Daily Credit ETF and Index Summary (12.02.10): Weak and A Greek Bailout Question

Posted by on Feb 10, 2012 in Uncategorized | No Comments

Credit Markets have been weak for a couple of days now.  European Financials have been widening daily, and although still much tighter than the start of the year, the confidence is eroding.  In any case markets remain fairly illiquid and small volumes are driving prices more than they normally would.

There continues to be hope that a Greek deal is done.  If one is done, I don’t see it lasting.  On the other hand, I have to admit being confused about one thing.  They talk about needing money to make the March 20th bond maturity, but at the same time they think they will get very high participation in the PSI.  If the March bonds are going to be part of the PSI, why does Greece need so much money so soon?

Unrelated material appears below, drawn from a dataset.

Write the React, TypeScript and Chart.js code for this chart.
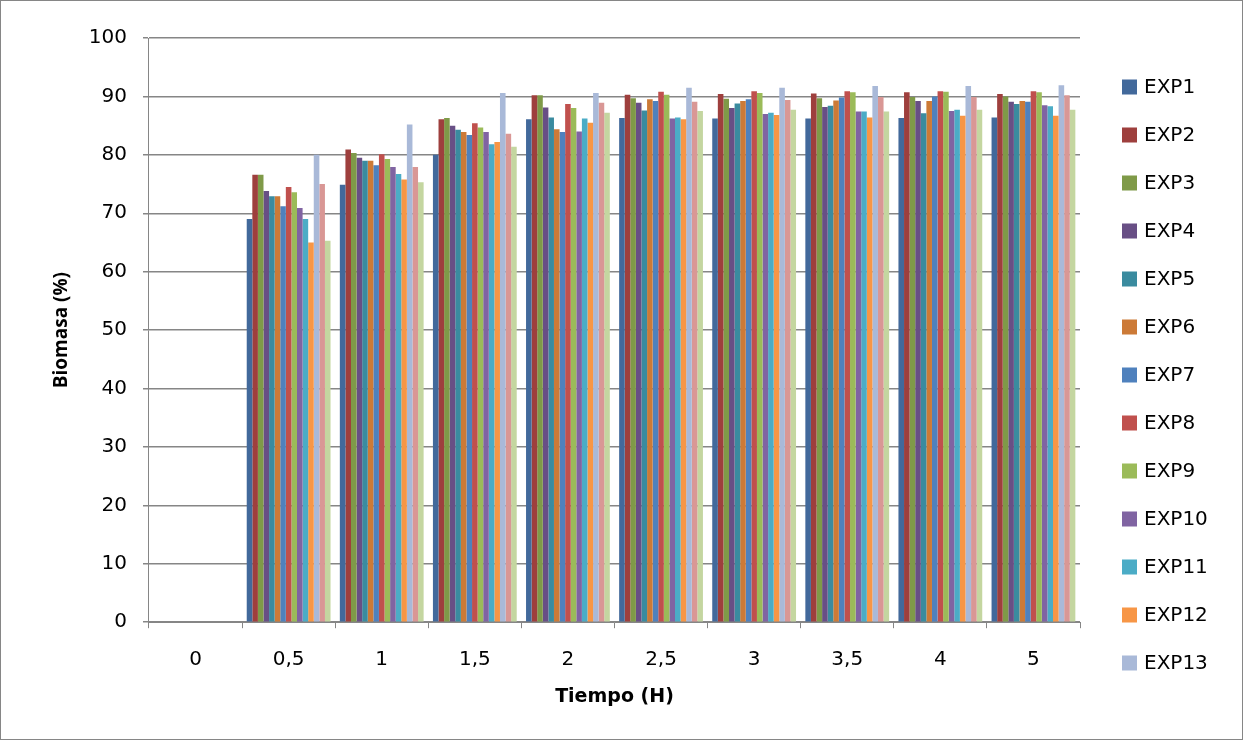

LQD has stalled.  I would not be long this.  The yield just isn’t that attractive, and the yield risk is just too high.  Spreads may seem attractive on the surface (though even those have compressed too much), but they are only likely to compress in an environment where treasuries are selling off, preventing the price of LQD rising.  Right now I wouldn’t own it on a spread basis, and if anything I would be short it on a yield basis.  IG17 also weak, though people who missed the rally and think the latest thing in Greece is just a negotiating ploy are starting to take on some risk.

The flows in HYG and JNK remain strong.  Almost $5 billion year to date.  Though I did see that as a % of HY fund flows, the percentage going into ETF’s has decreased.  This makes sense to me, because at these yields, specific credit selection, and even specific bond selection is more important than beta, so a more managed investment makes sense.  With premiums of close to 1% and the underlying market feeling a tiny bit heavy (2 fallback bids for every bond, rather than 3 aggressive bids), I would exit positions for now.  Maybe even short.  I wouldn’t expect a “big” move, but people should put a 2% move in the context of the yields.  With HYG yielding 6.7%, then a 2% move is almost 4 months worth of coupon.  If your whole argument is that 7% yield is great in a ZIRP world, it will take you 4 months to make up for that down move.

MAIN has remained reasonably strong, but it is starting to trade rich.  The pain of being short, and the hope that Europe has fixed itself, and the fact that the ECB will accept loans to corporates as collateral for the next LTRO, have held it in, but as it gets rich, and as weakness in financials continues, expect Main to underperform.